Fourth, when the project warrants it, a perspective sketch — drawn freehand, in pencil and watercolour wash, usually by Anders or by the project architect, sometimes by both in conversation. These are sketches, explicitly. They have a line weight. They have erased corrections. They look like what they are: a proposition, drawn quickly, by a human, on a piece of paper that may get coffee on it before the meeting is over.

Fifth, and only at the very end, a set of 1:5 detail drawings. The detail drawing is the artefact in our process that comes closest to the rigour of a rendering, because by the time you are drawing a 1:5 of a window jamb, you have committed to almost everything. The window is going to look a particular way. The plaster is going to die into the frame in a particular way. The drawing is then doing the same job a rendering would do — except that the drawing knows it is a construction document, not a picture. It is honest about its purpose.

§ IV.The longer view.

I am aware that the rest of the profession has, over the last fifteen years, decided this argument. Renderings have won. They have won the planning meeting, the developer pitch, the Instagram feed, the architecture school crit. There are practices I admire enormously who produce renderings of extraordinary quality — renderings that are, in their way, real architectural thinking, made in pixels. I do not want this essay to be read as a complaint about them.

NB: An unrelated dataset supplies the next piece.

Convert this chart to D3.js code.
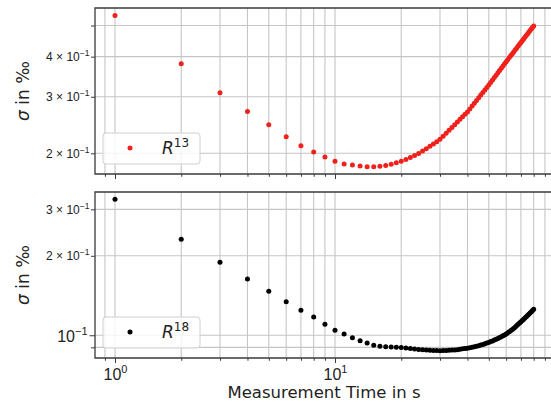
<!DOCTYPE html>
<html>
<head>
<meta charset="utf-8">
<script src="https://cdnjs.cloudflare.com/ajax/libs/d3/7.8.5/d3.min.js"></script>
<style>
    body { margin: 0; background: #fff; }
    svg { font-family: "DejaVu Sans", sans-serif; }
</style>
</head>
<body>
<div id="chart"></div>
<script>
// measurement times (s)
var measureTime = [1, 2, 3, 4, 5, 6, 7, 8, 9, 10, 11, 12, 13, 14, 15, 16, 17, 18, 19, 20,
    21, 22, 23, 24, 25, 26, 27, 28, 29, 30, 31, 32, 33, 34, 35, 36, 37, 38, 39, 40,
    41, 42, 43, 44, 45, 46, 47, 48, 49, 50, 51, 52, 53, 54, 55, 56, 57, 58, 59, 60,
    61, 62, 63, 64, 65, 66, 67, 68, 69, 70, 71, 72, 73, 74, 75, 76, 77, 78, 79, 80];

// sigma of R13 in permil
var sigmaR13 = [0.537, 0.380, 0.309, 0.270, 0.2456, 0.2252, 0.2112, 0.2019, 0.1947, 0.1888,
    0.1852, 0.1838, 0.1826, 0.1816, 0.1816, 0.1822, 0.1834, 0.1848, 0.1868, 0.1888,
    0.1913, 0.1941, 0.1969, 0.1997, 0.2034, 0.2068, 0.2105, 0.2137, 0.2172, 0.2210,
    0.2260, 0.2309, 0.2359, 0.2407, 0.2456, 0.2504, 0.2551, 0.2598, 0.2645, 0.2690,
    0.2748, 0.2806, 0.2863, 0.2921, 0.2978, 0.3037, 0.3094, 0.3150, 0.3207, 0.3265,
    0.3324, 0.3384, 0.3443, 0.3502, 0.3563, 0.3623, 0.3681, 0.3739, 0.3799, 0.3859,
    0.3915, 0.3974, 0.4032, 0.4087, 0.4146, 0.4200, 0.4258, 0.4316, 0.4372, 0.4429,
    0.4487, 0.4542, 0.4598, 0.4654, 0.4708, 0.4766, 0.4821, 0.4876, 0.4929, 0.4986];

// sigma of R18 in permil
var sigmaR18 = [0.3273, 0.2309, 0.1890, 0.1634, 0.1468, 0.1340, 0.1244, 0.1173, 0.1101, 0.1045,
    0.1011, 0.0978, 0.0954, 0.0934, 0.0917, 0.0909, 0.0905, 0.0902, 0.0901, 0.0898,
    0.0895, 0.0891, 0.0887, 0.0884, 0.0881, 0.0879, 0.0877, 0.0876, 0.0875, 0.0874,
    0.0875, 0.0876, 0.0878, 0.0879, 0.0880, 0.0882, 0.0885, 0.0888, 0.0890, 0.0893,
    0.0897, 0.0901, 0.0905, 0.0909, 0.0913, 0.0918, 0.0923, 0.0929, 0.0934, 0.0939,
    0.0946, 0.0952, 0.0959, 0.0966, 0.0972, 0.0980, 0.0988, 0.0996, 0.1003, 0.1011,
    0.1021, 0.1032, 0.1042, 0.1052, 0.1063, 0.1075, 0.1088, 0.1100, 0.1113, 0.1126,
    0.1138, 0.1150, 0.1163, 0.1176, 0.1188, 0.1201, 0.1214, 0.1228, 0.1241, 0.1255];

// ticks
var xMajorTicks = [1, 10];
var xMajorLabels = ["0", "1"];   // exponents of 10
var xMinorTicks = [0.9, 2, 3, 4, 5, 6, 7, 8, 9, 20, 30, 40, 50, 60, 70, 80, 90];

var topYTicks = [0.2, 0.3, 0.4, 0.5];
var topYLabels = ["2 × 10", "3 × 10", "4 × 10", ""];
var botYTicks = [0.09, 0.1, 0.2, 0.3];
var botYLabels = ["", "10", "2 × 10", "3 × 10"];
var botYMajor = [0.1];

let width = 551;
let height = 403;

var svg = d3.select("#chart").append("svg")
    .attr("width", width)
    .attr("height", height);

// x axis shared by both panels (log)
var xScale = d3.scaleLog()
    .domain([0.811, 100])
    .range([95, 555]);

var yTop = d3.scaleLog()
    .domain([0.1724, 0.567])
    .range([174, 8]);

var yBot = d3.scaleLog()
    .domain([0.082, 0.349])
    .range([358, 192]);

var gridColor = "#c6c6c6";
var spineColor = "#3a3a3a";
var textColor = "#222";

function drawPanel(yScale, yTicks, yLabels, yMajor, values, color, sup, xLabels) {
    var top = yScale.range()[1];
    var bottom = yScale.range()[0];
    var left = xScale.range()[0];
    var right = xScale.range()[1];
    var g = svg.append("g");

    // grid
    g.selectAll(".vgrid")
        .data(xMajorTicks.concat(xMinorTicks))
        .enter()
        .append("line")
        .attr("x1", d => xScale(d))
        .attr("x2", d => xScale(d))
        .attr("y1", top)
        .attr("y2", bottom)
        .attr("stroke", gridColor)
        .attr("stroke-width", 1.1);

    g.selectAll(".hgrid")
        .data(yTicks)
        .enter()
        .append("line")
        .attr("x1", left)
        .attr("x2", right)
        .attr("y1", d => yScale(d))
        .attr("y2", d => yScale(d))
        .attr("stroke", gridColor)
        .attr("stroke-width", 1.1);

    // points
    g.selectAll("circle.pt")
        .data(values)
        .enter()
        .append("circle")
        .attr("class", "pt")
        .attr("cx", (d, i) => xScale(measureTime[i]))
        .attr("cy", d => yScale(d))
        .attr("r", 2.5)
        .attr("fill", color);

    // x ticks (major + minor)
    var xMajAxis = g.append("g")
        .attr("transform", "translate(0," + bottom + ")")
        .call(d3.axisBottom(xScale).tickValues(xMajorTicks).tickSize(5).tickFormat(() => ""));
    g.append("g")
        .attr("transform", "translate(0," + bottom + ")")
        .call(d3.axisBottom(xScale).tickValues(xMinorTicks).tickSize(2.8).tickFormat(() => ""));

    if (xLabels) {
        xMajAxis.selectAll(".tick text").each(function (d, i) {
            var t = d3.select(this)
                .attr("y", 22)
                .attr("dy", 0)
                .attr("font-size", "16px")
                .attr("fill", textColor);
            t.append("tspan").text("10");
            t.append("tspan").attr("dy", -7).attr("font-size", "11px").text(xMajorLabels[i]);
        });
    }

    // y ticks
    var yAxis = g.append("g")
        .attr("transform", "translate(" + left + ",0)")
        .call(d3.axisLeft(yScale).tickValues(yTicks).tickSize(4).tickPadding(1.5).tickFormat(() => ""));

    yAxis.selectAll(".tick").each(function (d, i) {
        var big = yMajor.indexOf(d) >= 0;
        var tick = d3.select(this);
        if (big) tick.select("line").attr("x2", -5.5);
        if (!yLabels[i]) return;
        var t = tick.select("text")
            .attr("x", big ? -7.5 : -5.5)
            .attr("dy", big ? "0.36em" : "0.34em")
            .attr("font-size", big ? "16px" : "12px")
            .attr("fill", textColor);
        t.append("tspan").text(yLabels[i]);
        t.append("tspan").attr("dy", big ? -7 : -5).attr("font-size", big ? "11px" : "8.5px").text("\u22121");
    });

    g.selectAll(".domain").remove();
    g.selectAll(".tick line").attr("stroke", spineColor).attr("stroke-width", 1);

    // spines (right one falls outside the picture)
    g.append("path")
        .attr("d", "M" + right + "," + top + "H" + left + "V" + bottom + "H" + right)
        .attr("fill", "none")
        .attr("stroke", spineColor)
        .attr("stroke-width", 1.3);

    // y label
    var midY = (top + bottom) / 2;
    var yl = svg.append("text")
        .attr("transform", "translate(29," + midY + ") rotate(-90)")
        .attr("text-anchor", "middle")
        .attr("font-size", "17px")
        .attr("fill", textColor);
    yl.append("tspan").attr("font-style", "italic").text("σ");
    yl.append("tspan").text(" in ‰");

    // legend
    var lg = svg.append("g").attr("transform", "translate(103," + (bottom - 41) + ")");
    lg.append("rect")
        .attr("width", 97)
        .attr("height", 31)
        .attr("rx", 3)
        .attr("fill", "#fff")
        .attr("fill-opacity", 0.8)
        .attr("stroke", "#d0d0d0")
        .attr("stroke-width", 1);
    lg.append("circle")
        .attr("cx", 27)
        .attr("cy", 15)
        .attr("r", 2.5)
        .attr("fill", color);
    var lt = lg.append("text")
        .attr("x", 59)
        .attr("y", 21)
        .attr("font-size", "17px")
        .attr("fill", textColor);
    lt.append("tspan").attr("font-style", "italic").text("R");
    lt.append("tspan").attr("dy", -7).attr("font-size", "12px").text(sup);
}

drawPanel(yTop, topYTicks, topYLabels, [], sigmaR13, "#f0211c", "13", false);
drawPanel(yBot, botYTicks, botYLabels, botYMajor, sigmaR18, "#000", "18", true);

// x label
svg.append("text")
    .attr("x", 324)
    .attr("y", 398)
    .attr("text-anchor", "middle")
    .attr("font-size", "16.5px")
    .attr("fill", textColor)
    .text("Measurement Time in s");
</script>
</body>
</html>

I just want to be honest about why the studio does not work that way. We are slow. We are physical. We design at a long table, with samples on it, and the rooms we end up with tend to feel — we hope — like rooms that have been argued about, not rooms that have been signed off in a screenshot. The renderings will, of course, exist after we are done; the photographer will arrive, the magazines will publish them, and someone will put a polygon version in their portfolio. But by then the room will be the thing. The picture will follow.